DATA FOR THIS TASK —
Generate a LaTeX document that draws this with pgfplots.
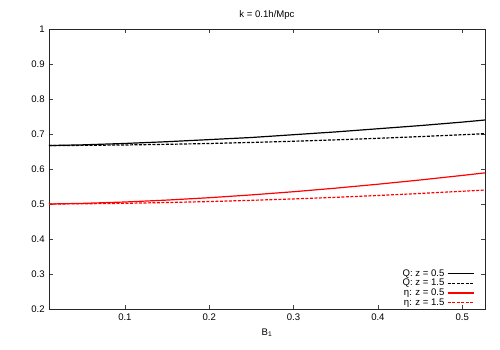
\documentclass[border=0pt]{standalone}
\usepackage{pgfplots}
\pgfplotsset{compat=1.18}
\usepackage{fontspec}
\setmainfont{Liberation Sans}
\begin{document}
\fontsize{9.6}{11}\selectfont
\begin{tikzpicture}[x=1bp,y=1bp]
\path[use as bounding box] (-49bp,-41bp) rectangle (451bp,309bp);
\begin{axis}[
  at={(0,0)}, anchor=south west,
  scale only axis, width=436bp, height=280bp,
  xmin=0.01, xmax=0.527, ymin=0.2, ymax=1,
  xtick={0.1,0.2,0.3,0.4,0.5},
  ytick={0.2,0.3,0.4,0.5,0.6,0.7,0.8,0.9,1},
  yticklabels={0.2,0.3,0.4,0.5,0.6,0.7,0.8,0.9,1},
  xticklabels={0.1,0.2,0.3,0.4,0.5},
  tick align=inside, tick pos=both,
  major tick length=4bp,
  every tick/.style={black!75, line width=0.6pt},
  axis line style={black!85, line width=0.7pt},
  /pgf/number format/assume math mode=true,
  tick label style={font=\fontsize{9.6}{11}\selectfont},
  xticklabel style={yshift=-1.5bp},
  yticklabel style={xshift=-1bp},
  title={k = 0.1h/Mpc},
  title style={at={(0.5,1)}, anchor=south, yshift=0bp, font=\fontsize{9.6}{11}\selectfont},
  xlabel={B\textsubscript{1}},
  xlabel style={at={(0.5,0)}, anchor=north, yshift=-16.5bp, font=\fontsize{9.6}{11}\selectfont},
  legend plot pos=right,
  legend cell align=right,
  legend style={draw=none, fill=none, at={(0.9755,0.005)}, anchor=south east,
    font=\fontsize{9.6}{11}\selectfont, row sep=0bp, column sep=2bp, inner sep=0bp,
    nodes={inner sep=0.5bp, text height=6.8bp, text depth=1.8bp}},
  legend image code/.code={\draw[#1] (0bp,0bp) -- (26bp,0bp);},
]
\addplot[black, line width=1.2pt] coordinates {
(0.01,0.667) (0.05,0.669) (0.1,0.673) (0.15,0.678) (0.2,0.684) (0.25,0.690)
(0.3,0.698) (0.35,0.706) (0.4,0.715) (0.45,0.724) (0.5,0.734) (0.527,0.740)};
\addlegendentry{Q: z = 0.5}
\addplot[black, line width=1.2pt, dash pattern=on 3bp off 1.5bp] coordinates {
(0.01,0.667) (0.05,0.6675) (0.1,0.6687) (0.15,0.6705) (0.2,0.6729) (0.25,0.6759)
(0.3,0.6793) (0.35,0.6833) (0.4,0.6877) (0.45,0.6926) (0.5,0.6979) (0.527,0.701)};
\addlegendentry{Q: z = 1.5}
\addplot[red, line width=1.2pt] coordinates {
(0.01,0.5) (0.05,0.5018) (0.1,0.5057) (0.15,0.5112) (0.2,0.518) (0.25,0.526)
(0.3,0.5351) (0.35,0.5453) (0.4,0.5565) (0.45,0.5686) (0.5,0.5816) (0.527,0.589)};
\addlegendentry{η: z = 0.5}
\addplot[red, line width=1.2pt, dash pattern=on 3bp off 1.5bp] coordinates {
(0.01,0.5) (0.05,0.5006) (0.1,0.502) (0.15,0.5042) (0.2,0.507) (0.25,0.5105)
(0.3,0.5145) (0.35,0.5191) (0.4,0.5243) (0.45,0.5301) (0.5,0.5364) (0.527,0.540)};
\addlegendentry{η: z = 1.5}
\end{axis}
\end{tikzpicture}
\end{document}
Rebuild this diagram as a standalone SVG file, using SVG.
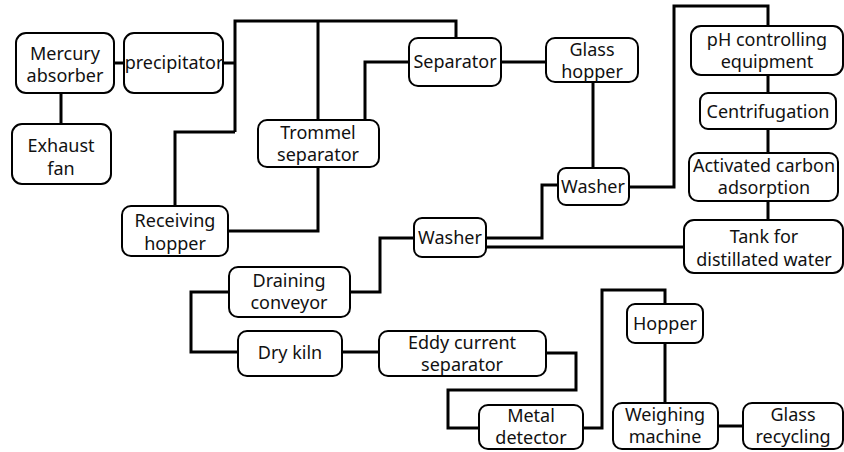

AIM OF THE EXERCISE —
Without the pictures, return the entries exactly as they appear.

RESPONSE FOR THIS EXERCISE —
Generate a LaTeX document that draws this with pgfplots.
\documentclass[border=0pt]{standalone}
\usepackage{pgfplots}
\pgfplotsset{compat=1.18}
\usepackage{fontspec}
\setmainfont{Liberation Sans}
\begin{document}
\fontsize{9.6}{11}\selectfont
\begin{tikzpicture}[x=1bp,y=1bp]
\path[use as bounding box] (-49bp,-41bp) rectangle (451bp,309bp);
\begin{axis}[
  at={(0,0)}, anchor=south west,
  scale only axis, width=436bp, height=280bp,
  xmin=0.01, xmax=0.527, ymin=0.2, ymax=1,
  xtick={0.1,0.2,0.3,0.4,0.5},
  ytick={0.2,0.3,0.4,0.5,0.6,0.7,0.8,0.9,1},
  yticklabels={0.2,0.3,0.4,0.5,0.6,0.7,0.8,0.9,1},
  xticklabels={0.1,0.2,0.3,0.4,0.5},
  tick align=inside, tick pos=both,
  major tick length=4bp,
  every tick/.style={black!75, line width=0.6pt},
  axis line style={black!85, line width=0.7pt},
  /pgf/number format/assume math mode=true,
  tick label style={font=\fontsize{9.6}{11}\selectfont},
  xticklabel style={yshift=-1.5bp},
  yticklabel style={xshift=-1bp},
  title={k = 0.1h/Mpc},
  title style={at={(0.5,1)}, anchor=south, yshift=0bp, font=\fontsize{9.6}{11}\selectfont},
  xlabel={B\textsubscript{1}},
  xlabel style={at={(0.5,0)}, anchor=north, yshift=-16.5bp, font=\fontsize{9.6}{11}\selectfont},
  legend plot pos=right,
  legend cell align=right,
  legend style={draw=none, fill=none, at={(0.9755,0.005)}, anchor=south east,
    font=\fontsize{9.6}{11}\selectfont, row sep=0bp, column sep=2bp, inner sep=0bp,
    nodes={inner sep=0.5bp, text height=6.8bp, text depth=1.8bp}},
  legend image code/.code={\draw[#1] (0bp,0bp) -- (26bp,0bp);},
]
\addplot[black, line width=1.2pt] coordinates {
(0.01,0.667) (0.05,0.669) (0.1,0.673) (0.15,0.678) (0.2,0.684) (0.25,0.690)
(0.3,0.698) (0.35,0.706) (0.4,0.715) (0.45,0.724) (0.5,0.734) (0.527,0.740)};
\addlegendentry{Q: z = 0.5}
\addplot[black, line width=1.2pt, dash pattern=on 3bp off 1.5bp] coordinates {
(0.01,0.667) (0.05,0.6675) (0.1,0.6687) (0.15,0.6705) (0.2,0.6729) (0.25,0.6759)
(0.3,0.6793) (0.35,0.6833) (0.4,0.6877) (0.45,0.6926) (0.5,0.6979) (0.527,0.701)};
\addlegendentry{Q: z = 1.5}
\addplot[red, line width=1.2pt] coordinates {
(0.01,0.5) (0.05,0.5018) (0.1,0.5057) (0.15,0.5112) (0.2,0.518) (0.25,0.526)
(0.3,0.5351) (0.35,0.5453) (0.4,0.5565) (0.45,0.5686) (0.5,0.5816) (0.527,0.589)};
\addlegendentry{η: z = 0.5}
\addplot[red, line width=1.2pt, dash pattern=on 3bp off 1.5bp] coordinates {
(0.01,0.5) (0.05,0.5006) (0.1,0.502) (0.15,0.5042) (0.2,0.507) (0.25,0.5105)
(0.3,0.5145) (0.35,0.5191) (0.4,0.5243) (0.45,0.5301) (0.5,0.5364) (0.527,0.540)};
\addlegendentry{η: z = 1.5}
\end{axis}
\end{tikzpicture}
\end{document}
Rebuild this diagram as a standalone SVG file, using SVG.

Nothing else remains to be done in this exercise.